BRIEF → Single out each line with the word "this" and copy it.

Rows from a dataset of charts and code
*-*-*

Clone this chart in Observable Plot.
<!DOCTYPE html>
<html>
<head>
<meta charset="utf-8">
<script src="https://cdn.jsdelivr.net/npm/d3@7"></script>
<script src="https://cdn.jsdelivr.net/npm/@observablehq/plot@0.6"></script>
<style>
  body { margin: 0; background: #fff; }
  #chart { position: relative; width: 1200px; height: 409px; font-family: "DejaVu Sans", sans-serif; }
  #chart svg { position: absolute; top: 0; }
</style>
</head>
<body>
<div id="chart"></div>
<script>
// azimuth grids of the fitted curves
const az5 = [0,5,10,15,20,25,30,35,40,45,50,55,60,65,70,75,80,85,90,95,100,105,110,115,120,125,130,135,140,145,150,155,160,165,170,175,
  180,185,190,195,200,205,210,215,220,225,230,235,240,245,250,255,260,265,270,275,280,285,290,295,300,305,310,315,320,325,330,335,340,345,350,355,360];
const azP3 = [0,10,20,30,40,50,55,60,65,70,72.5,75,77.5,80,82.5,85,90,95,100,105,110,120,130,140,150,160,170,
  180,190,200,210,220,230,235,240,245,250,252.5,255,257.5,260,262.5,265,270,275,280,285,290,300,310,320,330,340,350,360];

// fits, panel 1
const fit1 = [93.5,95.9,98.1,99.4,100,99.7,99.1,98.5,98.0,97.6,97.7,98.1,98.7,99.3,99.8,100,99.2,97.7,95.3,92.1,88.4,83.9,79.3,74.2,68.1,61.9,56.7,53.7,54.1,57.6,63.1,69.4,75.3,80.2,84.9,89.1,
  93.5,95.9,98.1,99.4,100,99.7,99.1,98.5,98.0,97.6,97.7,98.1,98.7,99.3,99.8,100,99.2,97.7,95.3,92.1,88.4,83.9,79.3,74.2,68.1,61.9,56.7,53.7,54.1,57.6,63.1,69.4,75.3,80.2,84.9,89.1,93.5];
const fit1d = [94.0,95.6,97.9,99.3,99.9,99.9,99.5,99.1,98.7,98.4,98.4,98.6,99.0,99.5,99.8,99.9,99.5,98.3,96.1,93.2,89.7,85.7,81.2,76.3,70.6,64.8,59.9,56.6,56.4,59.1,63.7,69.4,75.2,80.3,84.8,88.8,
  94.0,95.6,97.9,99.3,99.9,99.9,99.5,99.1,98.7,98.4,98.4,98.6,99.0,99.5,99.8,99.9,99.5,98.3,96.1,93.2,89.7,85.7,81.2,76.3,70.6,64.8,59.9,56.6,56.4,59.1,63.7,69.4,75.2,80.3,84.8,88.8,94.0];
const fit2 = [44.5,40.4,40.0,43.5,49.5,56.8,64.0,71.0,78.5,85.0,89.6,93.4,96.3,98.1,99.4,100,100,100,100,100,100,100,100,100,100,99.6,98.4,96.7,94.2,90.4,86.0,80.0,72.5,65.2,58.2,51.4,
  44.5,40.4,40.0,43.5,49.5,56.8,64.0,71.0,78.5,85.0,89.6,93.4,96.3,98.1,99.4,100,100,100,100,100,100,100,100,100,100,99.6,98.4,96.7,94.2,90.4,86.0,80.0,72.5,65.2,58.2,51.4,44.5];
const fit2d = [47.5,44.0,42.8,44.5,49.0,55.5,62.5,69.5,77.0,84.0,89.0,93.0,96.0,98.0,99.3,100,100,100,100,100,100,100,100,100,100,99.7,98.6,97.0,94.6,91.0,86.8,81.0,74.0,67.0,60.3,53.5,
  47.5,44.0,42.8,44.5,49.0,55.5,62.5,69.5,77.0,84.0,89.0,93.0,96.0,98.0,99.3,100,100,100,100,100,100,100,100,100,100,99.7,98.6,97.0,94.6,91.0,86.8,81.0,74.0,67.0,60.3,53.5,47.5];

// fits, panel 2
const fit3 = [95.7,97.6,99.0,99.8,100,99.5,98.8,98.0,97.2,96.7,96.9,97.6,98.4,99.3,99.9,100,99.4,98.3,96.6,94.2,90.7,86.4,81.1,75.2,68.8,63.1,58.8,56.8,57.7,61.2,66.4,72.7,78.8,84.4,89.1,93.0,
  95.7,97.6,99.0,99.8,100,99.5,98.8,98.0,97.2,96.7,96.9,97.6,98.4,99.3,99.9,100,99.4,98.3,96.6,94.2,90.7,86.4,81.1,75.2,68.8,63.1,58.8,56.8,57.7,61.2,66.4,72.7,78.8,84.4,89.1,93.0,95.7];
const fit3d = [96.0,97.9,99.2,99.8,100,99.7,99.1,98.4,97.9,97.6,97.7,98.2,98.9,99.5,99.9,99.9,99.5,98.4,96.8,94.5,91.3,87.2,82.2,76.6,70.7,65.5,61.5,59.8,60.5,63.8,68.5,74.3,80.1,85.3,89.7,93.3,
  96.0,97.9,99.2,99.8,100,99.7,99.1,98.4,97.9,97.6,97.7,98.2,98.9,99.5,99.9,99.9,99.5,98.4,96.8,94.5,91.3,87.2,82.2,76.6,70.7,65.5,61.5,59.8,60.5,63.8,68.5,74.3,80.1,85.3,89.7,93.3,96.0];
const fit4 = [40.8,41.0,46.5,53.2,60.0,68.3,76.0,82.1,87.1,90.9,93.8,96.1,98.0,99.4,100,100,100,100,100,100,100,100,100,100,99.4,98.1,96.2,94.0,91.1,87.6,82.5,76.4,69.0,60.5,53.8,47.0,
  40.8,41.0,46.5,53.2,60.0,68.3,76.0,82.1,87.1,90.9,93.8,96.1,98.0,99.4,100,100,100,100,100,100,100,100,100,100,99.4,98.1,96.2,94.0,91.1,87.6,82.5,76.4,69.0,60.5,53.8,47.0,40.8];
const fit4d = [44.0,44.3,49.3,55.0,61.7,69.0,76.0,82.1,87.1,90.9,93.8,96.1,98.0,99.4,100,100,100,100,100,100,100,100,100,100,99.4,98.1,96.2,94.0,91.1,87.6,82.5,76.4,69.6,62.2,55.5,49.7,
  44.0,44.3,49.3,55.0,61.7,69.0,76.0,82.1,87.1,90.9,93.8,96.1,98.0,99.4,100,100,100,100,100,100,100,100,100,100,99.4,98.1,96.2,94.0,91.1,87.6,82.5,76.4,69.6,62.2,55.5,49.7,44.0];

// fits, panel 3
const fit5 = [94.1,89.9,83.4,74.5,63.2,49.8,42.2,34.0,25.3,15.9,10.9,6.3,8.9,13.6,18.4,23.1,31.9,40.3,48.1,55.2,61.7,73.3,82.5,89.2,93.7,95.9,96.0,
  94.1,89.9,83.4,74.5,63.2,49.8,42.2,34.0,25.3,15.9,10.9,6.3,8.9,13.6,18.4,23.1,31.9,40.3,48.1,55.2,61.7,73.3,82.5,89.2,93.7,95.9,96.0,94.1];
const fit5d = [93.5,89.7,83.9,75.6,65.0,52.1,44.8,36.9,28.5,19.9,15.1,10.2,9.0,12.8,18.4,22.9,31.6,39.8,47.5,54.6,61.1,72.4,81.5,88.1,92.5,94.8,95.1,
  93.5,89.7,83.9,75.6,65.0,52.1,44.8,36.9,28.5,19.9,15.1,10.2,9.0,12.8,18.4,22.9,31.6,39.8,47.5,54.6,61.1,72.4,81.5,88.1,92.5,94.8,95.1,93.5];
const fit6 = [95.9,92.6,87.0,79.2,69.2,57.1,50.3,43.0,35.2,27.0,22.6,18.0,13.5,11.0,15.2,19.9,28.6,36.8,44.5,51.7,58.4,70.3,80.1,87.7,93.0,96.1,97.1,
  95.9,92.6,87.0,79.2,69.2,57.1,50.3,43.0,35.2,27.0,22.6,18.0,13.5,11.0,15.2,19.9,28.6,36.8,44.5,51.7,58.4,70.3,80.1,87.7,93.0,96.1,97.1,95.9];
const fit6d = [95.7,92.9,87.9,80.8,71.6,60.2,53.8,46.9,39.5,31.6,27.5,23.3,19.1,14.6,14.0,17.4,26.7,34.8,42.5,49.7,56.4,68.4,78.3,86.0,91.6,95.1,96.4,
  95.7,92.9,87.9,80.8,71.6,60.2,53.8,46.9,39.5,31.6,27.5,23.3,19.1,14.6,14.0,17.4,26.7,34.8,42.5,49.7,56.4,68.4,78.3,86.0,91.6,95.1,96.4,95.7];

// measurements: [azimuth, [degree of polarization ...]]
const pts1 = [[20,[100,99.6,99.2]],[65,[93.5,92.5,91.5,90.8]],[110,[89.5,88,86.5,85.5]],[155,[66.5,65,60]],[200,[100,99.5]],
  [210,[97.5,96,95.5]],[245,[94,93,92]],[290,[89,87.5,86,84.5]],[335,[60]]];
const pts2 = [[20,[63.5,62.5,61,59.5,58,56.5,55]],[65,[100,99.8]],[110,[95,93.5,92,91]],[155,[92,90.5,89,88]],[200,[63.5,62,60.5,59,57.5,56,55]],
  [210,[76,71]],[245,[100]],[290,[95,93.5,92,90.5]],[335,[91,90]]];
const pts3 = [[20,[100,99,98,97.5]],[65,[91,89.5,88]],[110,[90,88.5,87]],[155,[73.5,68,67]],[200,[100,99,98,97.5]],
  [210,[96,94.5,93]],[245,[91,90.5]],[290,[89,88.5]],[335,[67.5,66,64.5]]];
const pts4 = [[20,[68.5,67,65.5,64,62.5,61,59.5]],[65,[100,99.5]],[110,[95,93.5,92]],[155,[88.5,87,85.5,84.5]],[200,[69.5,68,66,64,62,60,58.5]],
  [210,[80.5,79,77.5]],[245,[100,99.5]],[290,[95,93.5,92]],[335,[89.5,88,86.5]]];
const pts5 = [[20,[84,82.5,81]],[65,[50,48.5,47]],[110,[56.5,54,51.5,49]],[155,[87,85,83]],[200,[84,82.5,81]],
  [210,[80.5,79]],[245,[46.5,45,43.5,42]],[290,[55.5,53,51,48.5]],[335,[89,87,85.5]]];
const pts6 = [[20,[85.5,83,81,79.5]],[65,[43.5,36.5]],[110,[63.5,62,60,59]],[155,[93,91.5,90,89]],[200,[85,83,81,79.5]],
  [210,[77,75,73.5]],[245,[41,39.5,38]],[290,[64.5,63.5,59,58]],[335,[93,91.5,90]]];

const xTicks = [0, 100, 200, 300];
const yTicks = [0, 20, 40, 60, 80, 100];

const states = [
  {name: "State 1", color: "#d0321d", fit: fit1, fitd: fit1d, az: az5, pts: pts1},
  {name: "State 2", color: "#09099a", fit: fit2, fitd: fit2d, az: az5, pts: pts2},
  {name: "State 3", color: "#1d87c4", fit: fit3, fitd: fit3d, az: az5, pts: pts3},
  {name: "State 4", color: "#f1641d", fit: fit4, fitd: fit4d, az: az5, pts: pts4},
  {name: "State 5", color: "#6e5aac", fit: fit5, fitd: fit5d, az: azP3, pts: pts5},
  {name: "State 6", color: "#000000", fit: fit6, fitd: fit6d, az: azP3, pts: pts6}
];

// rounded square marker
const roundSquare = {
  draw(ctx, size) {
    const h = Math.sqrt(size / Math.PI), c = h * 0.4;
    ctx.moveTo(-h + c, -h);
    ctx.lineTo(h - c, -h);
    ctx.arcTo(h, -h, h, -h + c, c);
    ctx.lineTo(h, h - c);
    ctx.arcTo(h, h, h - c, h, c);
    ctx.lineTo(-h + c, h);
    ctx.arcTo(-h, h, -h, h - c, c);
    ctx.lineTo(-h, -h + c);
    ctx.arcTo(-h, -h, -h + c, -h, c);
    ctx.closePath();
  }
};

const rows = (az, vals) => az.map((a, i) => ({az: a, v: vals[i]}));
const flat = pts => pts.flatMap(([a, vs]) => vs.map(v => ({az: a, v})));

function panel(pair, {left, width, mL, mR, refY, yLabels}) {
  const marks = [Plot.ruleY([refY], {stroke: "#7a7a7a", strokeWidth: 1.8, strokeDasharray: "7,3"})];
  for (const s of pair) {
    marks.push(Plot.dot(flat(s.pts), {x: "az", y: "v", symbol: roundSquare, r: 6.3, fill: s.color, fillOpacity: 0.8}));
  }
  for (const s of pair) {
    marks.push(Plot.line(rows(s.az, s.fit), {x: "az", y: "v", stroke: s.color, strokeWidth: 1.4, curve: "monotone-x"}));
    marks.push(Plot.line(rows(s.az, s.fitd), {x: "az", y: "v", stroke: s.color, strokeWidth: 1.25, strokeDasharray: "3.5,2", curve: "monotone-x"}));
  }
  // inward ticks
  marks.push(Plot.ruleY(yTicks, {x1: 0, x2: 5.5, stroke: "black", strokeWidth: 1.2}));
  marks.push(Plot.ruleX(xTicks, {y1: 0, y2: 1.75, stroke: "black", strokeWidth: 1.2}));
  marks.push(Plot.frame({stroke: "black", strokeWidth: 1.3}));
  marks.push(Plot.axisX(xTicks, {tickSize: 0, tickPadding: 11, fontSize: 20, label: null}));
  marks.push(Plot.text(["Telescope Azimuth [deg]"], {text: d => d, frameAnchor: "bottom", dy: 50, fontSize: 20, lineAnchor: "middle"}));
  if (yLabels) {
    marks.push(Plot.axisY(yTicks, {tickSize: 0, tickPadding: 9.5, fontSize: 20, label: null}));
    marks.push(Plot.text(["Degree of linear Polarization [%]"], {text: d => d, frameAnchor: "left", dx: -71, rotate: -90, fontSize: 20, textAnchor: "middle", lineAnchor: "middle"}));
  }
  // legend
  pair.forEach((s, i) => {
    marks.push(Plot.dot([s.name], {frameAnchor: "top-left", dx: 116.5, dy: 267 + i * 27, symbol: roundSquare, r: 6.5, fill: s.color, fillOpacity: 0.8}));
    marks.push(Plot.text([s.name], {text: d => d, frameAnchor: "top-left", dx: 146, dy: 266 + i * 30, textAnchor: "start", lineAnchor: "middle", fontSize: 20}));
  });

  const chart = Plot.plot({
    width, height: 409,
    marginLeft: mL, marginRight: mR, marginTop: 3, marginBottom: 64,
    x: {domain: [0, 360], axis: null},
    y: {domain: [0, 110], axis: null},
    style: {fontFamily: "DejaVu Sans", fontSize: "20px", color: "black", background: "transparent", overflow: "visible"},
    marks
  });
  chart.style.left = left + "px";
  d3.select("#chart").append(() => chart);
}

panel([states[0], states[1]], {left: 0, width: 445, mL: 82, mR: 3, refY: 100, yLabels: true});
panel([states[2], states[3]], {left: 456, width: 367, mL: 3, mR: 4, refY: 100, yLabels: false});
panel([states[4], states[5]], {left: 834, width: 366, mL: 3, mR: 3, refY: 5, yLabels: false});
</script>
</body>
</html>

*-*-*

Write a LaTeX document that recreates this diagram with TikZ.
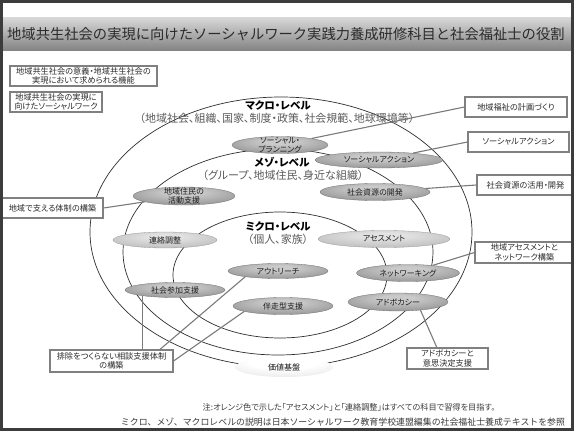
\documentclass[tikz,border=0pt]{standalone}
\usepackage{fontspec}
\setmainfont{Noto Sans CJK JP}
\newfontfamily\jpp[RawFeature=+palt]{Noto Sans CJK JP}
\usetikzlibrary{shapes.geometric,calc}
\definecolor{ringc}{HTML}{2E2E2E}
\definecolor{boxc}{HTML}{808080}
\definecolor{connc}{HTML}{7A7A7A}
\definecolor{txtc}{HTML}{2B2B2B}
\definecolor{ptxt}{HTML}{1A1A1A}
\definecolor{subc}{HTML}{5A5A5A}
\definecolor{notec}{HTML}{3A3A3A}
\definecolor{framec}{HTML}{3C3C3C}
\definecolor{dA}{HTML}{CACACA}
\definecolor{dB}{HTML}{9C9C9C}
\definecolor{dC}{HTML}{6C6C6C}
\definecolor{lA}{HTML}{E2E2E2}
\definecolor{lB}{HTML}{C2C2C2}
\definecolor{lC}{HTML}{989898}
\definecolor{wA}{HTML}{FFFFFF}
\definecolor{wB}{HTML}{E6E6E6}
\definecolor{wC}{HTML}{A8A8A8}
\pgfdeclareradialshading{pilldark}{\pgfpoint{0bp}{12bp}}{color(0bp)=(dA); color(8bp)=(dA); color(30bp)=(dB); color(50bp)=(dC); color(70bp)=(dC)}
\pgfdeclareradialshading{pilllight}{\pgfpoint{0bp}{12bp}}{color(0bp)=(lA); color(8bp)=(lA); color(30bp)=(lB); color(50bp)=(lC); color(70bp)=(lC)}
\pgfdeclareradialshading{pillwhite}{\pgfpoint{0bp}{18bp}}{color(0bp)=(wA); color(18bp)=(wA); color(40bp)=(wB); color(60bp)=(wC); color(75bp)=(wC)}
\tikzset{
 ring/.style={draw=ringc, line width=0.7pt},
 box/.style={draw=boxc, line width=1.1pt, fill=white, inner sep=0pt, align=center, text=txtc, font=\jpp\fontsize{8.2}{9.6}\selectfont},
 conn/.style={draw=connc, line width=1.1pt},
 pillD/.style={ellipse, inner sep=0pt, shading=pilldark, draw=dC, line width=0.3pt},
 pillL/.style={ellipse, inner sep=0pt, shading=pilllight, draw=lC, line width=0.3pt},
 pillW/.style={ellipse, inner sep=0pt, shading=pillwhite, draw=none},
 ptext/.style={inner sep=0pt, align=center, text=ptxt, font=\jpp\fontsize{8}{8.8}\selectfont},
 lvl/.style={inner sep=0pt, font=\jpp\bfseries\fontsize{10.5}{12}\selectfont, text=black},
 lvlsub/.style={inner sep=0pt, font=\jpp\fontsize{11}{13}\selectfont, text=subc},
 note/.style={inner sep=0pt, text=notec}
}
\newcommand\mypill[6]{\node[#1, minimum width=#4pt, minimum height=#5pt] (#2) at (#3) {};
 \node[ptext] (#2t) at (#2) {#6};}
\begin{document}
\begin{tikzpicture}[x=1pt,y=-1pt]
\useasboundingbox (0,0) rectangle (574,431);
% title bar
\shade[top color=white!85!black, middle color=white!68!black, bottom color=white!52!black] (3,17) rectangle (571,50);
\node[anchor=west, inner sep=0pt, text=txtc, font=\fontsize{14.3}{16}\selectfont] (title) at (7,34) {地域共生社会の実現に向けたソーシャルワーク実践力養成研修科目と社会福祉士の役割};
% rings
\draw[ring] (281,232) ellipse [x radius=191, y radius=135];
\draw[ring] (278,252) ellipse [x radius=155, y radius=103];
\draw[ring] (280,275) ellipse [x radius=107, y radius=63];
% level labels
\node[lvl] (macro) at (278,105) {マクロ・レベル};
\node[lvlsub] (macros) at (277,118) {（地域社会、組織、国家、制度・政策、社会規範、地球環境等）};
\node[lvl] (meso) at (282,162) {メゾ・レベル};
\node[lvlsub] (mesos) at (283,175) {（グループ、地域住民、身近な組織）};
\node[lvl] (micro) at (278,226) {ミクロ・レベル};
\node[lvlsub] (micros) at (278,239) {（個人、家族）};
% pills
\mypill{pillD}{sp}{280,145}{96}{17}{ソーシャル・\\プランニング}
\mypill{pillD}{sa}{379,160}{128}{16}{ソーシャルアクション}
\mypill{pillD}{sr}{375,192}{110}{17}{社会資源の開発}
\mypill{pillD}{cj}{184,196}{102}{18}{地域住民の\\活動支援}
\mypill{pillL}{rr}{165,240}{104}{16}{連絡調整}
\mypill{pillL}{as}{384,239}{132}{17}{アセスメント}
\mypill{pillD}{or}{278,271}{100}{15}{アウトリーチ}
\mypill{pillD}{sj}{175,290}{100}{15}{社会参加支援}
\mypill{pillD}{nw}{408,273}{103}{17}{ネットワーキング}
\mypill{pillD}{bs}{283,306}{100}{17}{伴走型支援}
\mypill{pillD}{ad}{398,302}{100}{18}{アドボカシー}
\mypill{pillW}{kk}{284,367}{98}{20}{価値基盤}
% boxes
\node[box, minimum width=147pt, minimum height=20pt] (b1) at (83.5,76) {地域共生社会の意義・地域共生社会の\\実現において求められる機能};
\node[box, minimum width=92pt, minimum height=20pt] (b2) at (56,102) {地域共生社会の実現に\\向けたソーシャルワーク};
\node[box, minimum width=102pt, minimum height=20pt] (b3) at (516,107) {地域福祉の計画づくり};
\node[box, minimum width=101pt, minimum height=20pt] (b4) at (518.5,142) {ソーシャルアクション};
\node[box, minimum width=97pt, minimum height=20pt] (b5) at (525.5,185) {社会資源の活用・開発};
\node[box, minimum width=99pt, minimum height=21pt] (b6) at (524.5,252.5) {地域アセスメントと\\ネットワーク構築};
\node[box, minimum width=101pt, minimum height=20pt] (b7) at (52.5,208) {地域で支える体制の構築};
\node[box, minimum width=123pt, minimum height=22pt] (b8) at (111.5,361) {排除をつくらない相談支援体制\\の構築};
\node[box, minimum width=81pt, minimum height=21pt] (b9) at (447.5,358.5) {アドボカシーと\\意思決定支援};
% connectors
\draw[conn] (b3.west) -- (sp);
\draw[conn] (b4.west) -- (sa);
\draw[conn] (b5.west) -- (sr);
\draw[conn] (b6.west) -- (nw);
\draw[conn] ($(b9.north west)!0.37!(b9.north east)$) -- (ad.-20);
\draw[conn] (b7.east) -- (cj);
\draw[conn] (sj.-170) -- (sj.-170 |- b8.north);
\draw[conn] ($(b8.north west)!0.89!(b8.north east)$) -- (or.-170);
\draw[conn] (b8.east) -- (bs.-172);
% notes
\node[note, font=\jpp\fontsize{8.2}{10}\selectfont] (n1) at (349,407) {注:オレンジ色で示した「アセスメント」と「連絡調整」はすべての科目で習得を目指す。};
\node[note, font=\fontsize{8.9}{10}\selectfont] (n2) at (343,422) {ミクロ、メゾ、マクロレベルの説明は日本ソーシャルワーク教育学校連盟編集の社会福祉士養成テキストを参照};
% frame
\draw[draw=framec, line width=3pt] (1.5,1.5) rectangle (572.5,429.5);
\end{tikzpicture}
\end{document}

*-*-*

RESPONSE →
Clone this chart in Observable Plot.
Write a LaTeX document that recreates this diagram with TikZ.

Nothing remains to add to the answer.